My personal musical November started at the Kiever during Holocaust Education Week, and will draw to a close November 29 at St. Stephen in-the-Fields with a concert titled “Music for Autism,” organized by pianist Richard Herriott, and written about in a story by Rebecca Chua in the previous issue of The WholeNote.

It’s just a few short blocks and a few short weeks between the one event and the other, but in between I have already had a chance to observe how far the ripples from one concert can spread. The concert at the Kiever was titled “Letters from Bozena” which was the name of the major work, by musicologist/composer Charles Heller, on the second half of the program. Bozena was his grandmother’s name and the work, for soprano soloist (Stacie Carmona) and chamber ensemble, was built on letters Bozena had written from Czechoslovakia to her son (Heller’s father) who had taken refuge in England in the late 1930s as the storm clouds gathered.

It was “not your typical concert audience.” Members of the congregation rubbed shoulders with outsiders drawn by the event’s musical pedigree. The venue itself is rarely, if ever, used for concertizing; but great music making from performers such as violinist Barry Shiffman and pianist Bram Goldhammer, in repertoire ranging from Dvořák to Golijov hung beautifully in the air above the bimah. And the context, historical, personal and memorial, of the concert gave the music that edge that relevance brings; when the form and function of a work are reunited, as when a requiem is sung at an actual funeral, or one can take communion while one of the world’s great choirs sings.

As interesting to me has been observing how ripples can spread from one concert to another. A case in point: entering the Kiever that day I noticed inserted into the program a postcard for a November 23 event — Toronto Consort’s presentation of Ensemble Lucidarium, a Milan-based consort specializing in Jewish music of 15th century Italy. It was a canny bit of product placement, I thought at the time, but a bit of a long shot. I was wrong; the Saturday November 23 performance of Ensemble Lucidarium at Trinity-St. Paul’s had at least a dozen members of the audience from the Kiever two weeks previous, for music that leapt effortlessly across the centuries into an enthusiastic audience’s receptive ears.

Concert making will find its way back into the Kiever I found myself thinking; and Toronto Consort will have found new listeners as well.

Similarly it will be interesting to see what kind of ripple effect “Music for Autism” at St. Stephen’s will have had by the next time I’m back writing this column. Will there be people who find their way from that event to Walter Buczynski’s 80th anniversary concert at Walter Hall January 26, having noticed that Herriott will be one of the pianists assembling, along with Buczynski himself, for that event? Or will there be people there (with children, for example) who take heart from being at a concert where funeral-like decorum is not imposed, and who begin to realize that concert norms, like the music itself, are always evolving and changing?
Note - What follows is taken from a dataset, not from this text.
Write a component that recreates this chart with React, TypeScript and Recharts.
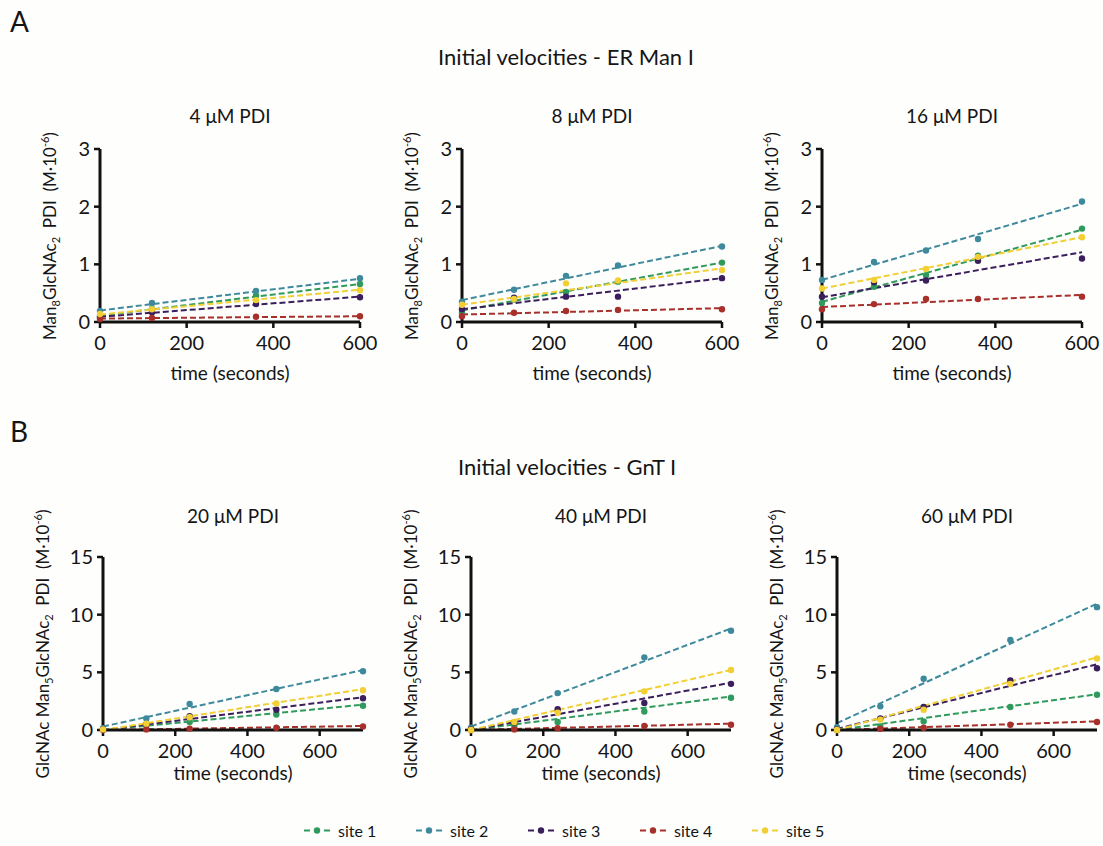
import React from "react";
import { ComposedChart, Line, Scatter, XAxis, YAxis } from "recharts";

const FONT = "Lato, 'Open Sans', sans-serif";

const sites = ["site 1", "site 2", "site 3", "site 4", "site 5"];
const siteColors = ["#2f9a5c", "#3e8a9c", "#3a1f5c", "#a8302b", "#f1cf35"];

// time points (seconds)
const timesA1 = [0, 120, 360, 600];
const timesA = [0, 120, 240, 360, 600];
const timesB = [0, 120, 240, 480, 720];

const xTicks = [0, 200, 400, 600];
const yTicksA = [0, 1, 2, 3];
const yTicksB = [0, 5, 10, 15];

// measured points, one row per site (site 1..5)
const pdi4 = [
  [0.1, 0.23, 0.46, 0.66],
  [0.19, 0.33, 0.54, 0.76],
  [0.08, 0.17, 0.31, 0.43],
  [0.05, 0.07, 0.09, 0.1],
  [0.14, 0.22, 0.38, 0.55],
];
const pdi8 = [
  [0.16, 0.39, 0.52, 0.7, 1.03],
  [0.35, 0.56, 0.8, 0.98, 1.31],
  [0.22, 0.42, 0.44, 0.44, 0.76],
  [0.1, 0.16, 0.19, 0.21, 0.22],
  [0.3, 0.4, 0.67, 0.72, 0.9],
];
const pdi16 = [
  [0.33, 0.61, 0.81, 1.15, 1.62],
  [0.73, 1.04, 1.24, 1.44, 2.09],
  [0.44, 0.69, 0.72, 1.06, 1.1],
  [0.22, 0.31, 0.4, 0.4, 0.44],
  [0.58, 0.73, 0.92, 1.13, 1.47],
];
const pdi20 = [
  [0.05, 0.4, 0.7, 1.35, 2.1],
  [0.15, 1.0, 2.25, 3.55, 5.1],
  [0.05, 0.5, 1.2, 1.75, 2.75],
  [0.0, 0.05, 0.12, 0.2, 0.3],
  [0.05, 0.55, 1.1, 2.3, 3.45],
];
const pdi40 = [
  [0.05, 0.3, 0.7, 1.6, 2.8],
  [0.2, 1.6, 3.2, 6.3, 8.6],
  [0.05, 0.65, 1.8, 2.35, 4.0],
  [0.0, 0.05, 0.15, 0.35, 0.45],
  [0.0, 0.7, 1.5, 3.35, 5.2],
];
const pdi60 = [
  [0.05, 0.3, 0.75, 2.0, 3.05],
  [0.25, 2.05, 4.45, 7.8, 10.65],
  [0.05, 1.0, 2.0, 4.3, 5.35],
  [0.0, 0.1, 0.2, 0.45, 0.7],
  [0.0, 0.9, 1.75, 4.0, 6.2],
];

// dashed fit lines: [value at t=0, value at end of axis]
const fit4 = [[0.11, 0.66], [0.2, 0.75], [0.09, 0.44], [0.06, 0.1], [0.13, 0.56]];
const fit8 = [[0.2, 1.03], [0.38, 1.32], [0.22, 0.76], [0.13, 0.24], [0.3, 0.93]];
const fit16 = [[0.35, 1.6], [0.73, 2.05], [0.43, 1.21], [0.26, 0.47], [0.58, 1.47]];
const fit20 = [[0.0, 2.2], [0.3, 5.2], [0.0, 2.85], [0.0, 0.35], [0.0, 3.55]];
const fit40 = [[0.0, 2.9], [0.3, 8.8], [0.0, 4.1], [0.0, 0.55], [0.0, 5.2]];
const fit60 = [[0.0, 3.1], [0.6, 10.95], [0.1, 5.7], [0.0, 0.75], [0.0, 6.3]];

const PLOT_W = 260;
const PLOT_H = 173;
const ML = 90;
const MT = 50;
const MR = 20;
const MB = 40;

const panels = [
  { title: "4 μM PDI", times: timesA1, values: pdi4, fits: fit4, xMax: 600, yMax: 3, yTicks: yTicksA, left: 100, top: 149, row: "A" },
  { title: "8 μM PDI", times: timesA, values: pdi8, fits: fit8, xMax: 600, yMax: 3, yTicks: yTicksA, left: 462, top: 149, row: "A" },
  { title: "16 μM PDI", times: timesA, values: pdi16, fits: fit16, xMax: 600, yMax: 3, yTicks: yTicksA, left: 822, top: 149, row: "A" },
  { title: "20 μM PDI", times: timesB, values: pdi20, fits: fit20, xMax: 720, yMax: 15, yTicks: yTicksB, left: 103, top: 557, row: "B" },
  { title: "40 μM PDI", times: timesB, values: pdi40, fits: fit40, xMax: 720, yMax: 15, yTicks: yTicksB, left: 471, top: 557, row: "B" },
  { title: "60 μM PDI", times: timesB, values: pdi60, fits: fit60, xMax: 720, yMax: 15, yTicks: yTicksB, left: 837, top: 557, row: "B" },
];

const subStyle: React.CSSProperties = { fontSize: 11, verticalAlign: -4, lineHeight: 0 };
const supStyle: React.CSSProperties = { fontSize: 11, verticalAlign: 7, lineHeight: 0 };

function YLabel({ row }: { row: string }) {
  if (row === "A") {
    return (
      <span>
        Man<span style={subStyle}>8</span>GlcNAc<span style={subStyle}>2</span>&nbsp; PDI &nbsp;(M·10<span style={supStyle}>-6</span>)
      </span>
    );
  }
  return (
    <span>
      GlcNAc Man<span style={subStyle}>5</span>GlcNAc<span style={subStyle}>2</span>&nbsp; PDI &nbsp;(M·10<span style={supStyle}>-6</span>)
    </span>
  );
}

function Panel({ p }: { p: (typeof panels)[number] }) {
  const tickStyle = { fontSize: 20, fill: "#151515", fontFamily: FONT };
  const titleDy = p.row === "A" ? -34 : -42;
  const xLabelDy = p.row === "A" ? 50 : 42;
  const yLabelDx = p.row === "A" ? 51 : 61;
  return (
    <>
      <div style={{ position: "absolute", left: p.left + PLOT_W / 2, top: p.top + titleDy, transform: "translate(-50%, -50%)", fontSize: 19, whiteSpace: "nowrap" }}>
        {p.title}
      </div>
      <div style={{ position: "absolute", left: p.left + PLOT_W / 2, top: p.top + PLOT_H + xLabelDy, transform: "translate(-50%, -50%)", fontSize: 19, whiteSpace: "nowrap" }}>
        time (seconds)
      </div>
      <div style={{ position: "absolute", left: p.left - yLabelDx, top: p.top + PLOT_H / 2, transform: "translate(-50%, -50%) rotate(-90deg)", fontSize: 17, lineHeight: 1, whiteSpace: "nowrap" }}>
        <YLabel row={p.row} />
      </div>
      <div style={{ position: "absolute", left: p.left - ML, top: p.top - MT }}>
        <ComposedChart width={ML + PLOT_W + MR} height={MT + PLOT_H + MB} margin={{ top: MT, right: MR, bottom: MB - 30, left: ML - 40 }}>
          <XAxis
            type="number"
            dataKey="t"
            domain={[0, p.xMax]}
            ticks={xTicks}
            interval={0}
            height={30}
            axisLine={{ stroke: "#111", strokeWidth: 3 }}
            tickLine={{ stroke: "#111", strokeWidth: 2.5 }}
            tickSize={6}
            tickMargin={8}
            tick={tickStyle}
          />
          <YAxis
            type="number"
            domain={[0, p.yMax]}
            ticks={p.yTicks}
            interval={0}
            width={40}
            axisLine={{ stroke: "#111", strokeWidth: 3 }}
            tickLine={{ stroke: "#111", strokeWidth: 2.5 }}
            tickSize={6}
            tickMargin={4}
            tick={tickStyle}
          />
          {sites.map((s, i) => (
            <Line
              key={"fit-" + s}
              data={[
                { t: 0, v: p.fits[i][0] },
                { t: p.xMax, v: p.fits[i][1] },
              ]}
              dataKey="v"
              stroke={siteColors[i]}
              strokeWidth={2}
              strokeDasharray="6 3"
              dot={false}
              isAnimationActive={false}
            />
          ))}
          {sites.map((s, i) => (
            <Scatter
              key={"pts-" + s}
              data={p.times.map((t, j) => ({ t, v: p.values[i][j] }))}
              dataKey="v"
              fill={siteColors[i]}
              isAnimationActive={false}
              shape={(props: any) => <circle cx={props.cx} cy={props.cy} r={3.2} fill={siteColors[i]} />}
            />
          ))}
        </ComposedChart>
      </div>
    </>
  );
}

function LegendIcon({ color }: { color: string }) {
  return (
    <svg width={29} height={12} style={{ display: "block" }}>
      <line x1={1} y1={6} x2={28} y2={6} stroke={color} strokeWidth={2} strokeDasharray="6 4" />
      <circle cx={14} cy={6} r={3.2} fill={color} />
    </svg>
  );
}

export default function App() {
  return (
    <div style={{ position: "fixed", left: 0, top: 0, width: 1103, height: 846, background: "#fefefd", fontFamily: FONT, color: "#151515", overflow: "hidden" }}>
      <div style={{ position: "absolute", left: 10, top: 4, fontSize: 28 }}>A</div>
      <div style={{ position: "absolute", left: 10, top: 414, fontSize: 28 }}>B</div>
      <div style={{ position: "absolute", left: 566, top: 56, transform: "translate(-50%, -50%)", fontSize: 22, whiteSpace: "nowrap" }}>
        Initial velocities - ER Man I
      </div>
      <div style={{ position: "absolute", left: 567, top: 466, transform: "translate(-50%, -50%)", fontSize: 22, whiteSpace: "nowrap" }}>
        Initial velocities - GnT I
      </div>
      {panels.map((p) => (
        <Panel key={p.title} p={p} />
      ))}
      <div style={{ position: "absolute", left: 303, top: 830, transform: "translateY(-50%)", display: "flex", alignItems: "center", fontSize: 16 }}>
        {sites.map((s, i) => (
          <div key={s} style={{ display: "flex", alignItems: "center", width: 112 }}>
            <LegendIcon color={siteColors[i]} />
            <span style={{ marginLeft: 6 }}>{s}</span>
          </div>
        ))}
      </div>
    </div>
  );
}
Or that their own assumptions about their children’s capacity for attention and appreciation are greater than they thought they might be?

I have no grand peroration to this little opener — just to say that it’s a season of change with glorious opportunities to revel in the familiar and to step just a little bit outside our usual comfort zones. Enjoy. Dare. And we’ll see you on the other side of the saelig season.